Ciudadanos no es el partido perfecto, y le deseo buena suerte a aquel que pretenda encontrar ese Santo Grial de la política, pero me habla de una España que reconozco a mi alrededor. Una España del siglo XXI y mejor en muchos aspectos que otros países europeos con los que nos comparamos, siempre en detrimento nuestro, por vaya usted a saber qué complejo de inferioridad al que yo desde luego soy inmune. España es un país vitalista, razonablemente cachazudo, listo, trabajador y con una fuerte personalidad cultural. ¿Podría ser aún mejor? Sí, claro. Como todos los demás. Pero no me hago trampas al solitario comparando lo peor de España con lo mejor de Alemania, Francia, Dinamarca o Suecia. Hagan la operación al revés y sorpréndanse de los resultados.
He visto a Ciudadanos echarle huevos y aguantar insultos, hostias y escupitajos mientras la casta de mi región, que brama por su opresión mientras cobra salarios de seis ceros, les condenaba a la muerte civil y llamaba a Inés Arrimadas hortera, puta, charnega, quinqui, zorra, extranjera, bazofia, desecho, chabacana, macarra. Mientras el PSOE la acusaba de provocar, de crispar, de no entender Cataluña. ¿Pero qué cojones hay que entender, señores socialistas, que sea tan complicado de entender? ¿Qué arcanos sólo visibles a los ojos de un catalán de pura sangre hay que descifrar para tragar con la extrema derecha catalana que representan Junqueras, Rufián, Torra y Puigdemont?
Y por eso votaré a Cs este domingo.
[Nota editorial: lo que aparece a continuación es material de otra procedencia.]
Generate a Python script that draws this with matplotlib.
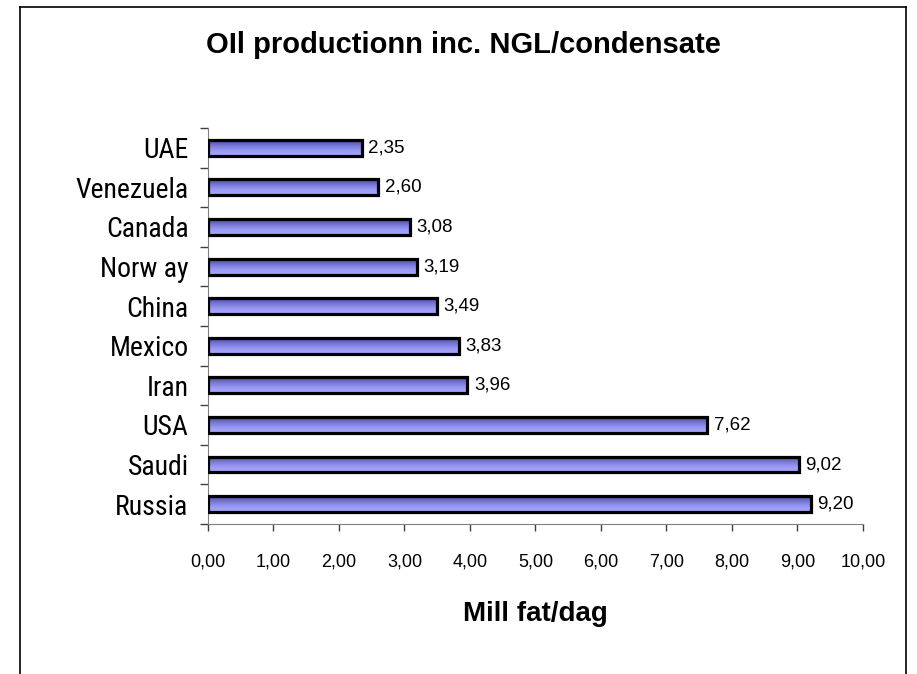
import numpy as np
import matplotlib.pyplot as plt
from matplotlib.lines import Line2D
from matplotlib.colors import LinearSegmentedColormap

countries = ["Russia", "Saudi", "USA", "Iran", "Mexico", "China",
             "Norw ay", "Canada", "Venezuela", "UAE"]
values = [9.20, 9.02, 7.62, 3.96, 3.83, 3.49, 3.19, 3.08, 2.60, 2.35]
xticks = np.arange(0, 11, 1)

NARROW = ["Liberation Sans Narrow", "Roboto Condensed", "Liberation Sans"]
SANS = ["Liberation Sans", "DejaVu Sans"]

fig = plt.figure(figsize=(9.17, 6.74), dpi=100)
ax = fig.add_axes([0.2268, 0.2226, 0.7143, 0.5875])

# ramme rundt figuren (nederste kant utenfor bildet)
for xs, ys in [([0.0218, 0.0218], [0, 0.9896]),
               ([0.0218, 0.988], [0.9896, 0.9896]),
               ([0.988, 0.988], [0, 0.9896])]:
    fig.add_artist(Line2D(xs, ys, transform=fig.transFigure, color="black", lw=1.2))

cmap = LinearSegmentedColormap.from_list("bar", ["#a8a8ff", "#9a9af4", "#7676d6", "#48489c"])
grad = np.linspace(0, 1, 64).reshape(-1, 1)
y = np.arange(len(countries))
bars = ax.barh(y, values, height=0.4, facecolor="none", edgecolor="black",
               linewidth=2.3, zorder=3)
for b in bars:
    x0, y0 = b.get_x(), b.get_y()
    w, hh = b.get_width(), b.get_height()
    im = ax.imshow(grad, cmap=cmap, aspect="auto", extent=[x0, x0 + w, y0, y0 + hh],
                   origin="lower", zorder=2, interpolation="bilinear")
    im.set_clip_path(b)
for yi, v in zip(y, values):
    ax.text(v + 0.1, yi, f"{v:.2f}".replace(".", ","), va="center", ha="left",
            fontsize=13.5, family=SANS)

ax.set_xlim(0, 10)
ax.set_ylim(-0.5, len(countries) - 0.5)
ax.set_xticks(xticks)
ax.set_xticklabels([f"{t:.2f}".replace(".", ",") for t in xticks], fontsize=13,
                   family=SANS)
ax.set_yticks(y)
ax.set_yticklabels(countries, fontsize=20, family=NARROW)
ax.tick_params(axis="y", length=0, pad=14)
ax.set_yticks(np.arange(-0.5, len(countries), 1), minor=True)
ax.tick_params(axis="y", which="minor", length=6, width=1, direction="out")
ax.tick_params(axis="x", length=5, width=1, direction="out", pad=16)
for s in ["top", "right"]:
    ax.spines[s].set_visible(False)
ax.spines["left"].set_color("#808080")
ax.spines["bottom"].set_color("#808080")
ax.tick_params(colors="#404040", which="both")
ax.tick_params(labelcolor="black", which="both")

ax.set_xlabel("Mill fat/dag", fontsize=20, fontweight="bold", family=SANS, labelpad=22)
fig.text(0.505, 0.933, "OIl productionn inc. NGL/condensate", ha="center", va="center",
         fontsize=21, fontweight="bold", family=SANS)

fig.savefig("out.png", dpi=100)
Porque, a mí, España me gusta. Y no quiero ni puedo votar a partidos que la aborrecen.
[Posdata: Cayetana Álvarez de Toledo me ha hecho dudar de mi voto. La votaría a ciegas. Conozco a mucha gente del PP y buena parte de lo que digo de Cs es aplicable sin duda alguna a ellos. Les deseo toda la suerte del mundo y creo que el partido tiene el talento suficiente como para construir cimientos sólidos sobre el páramo que legó Mariano Rajoy. Estoy seguro de que les irá bien sin mi voto: Pablo Casado será un buen presidente dentro de unas pocas semanas, o en 2023. Pero aún no he digerido a Rajoy, que me hace tanta gracia como personaje como nervioso me ponía como presidente.]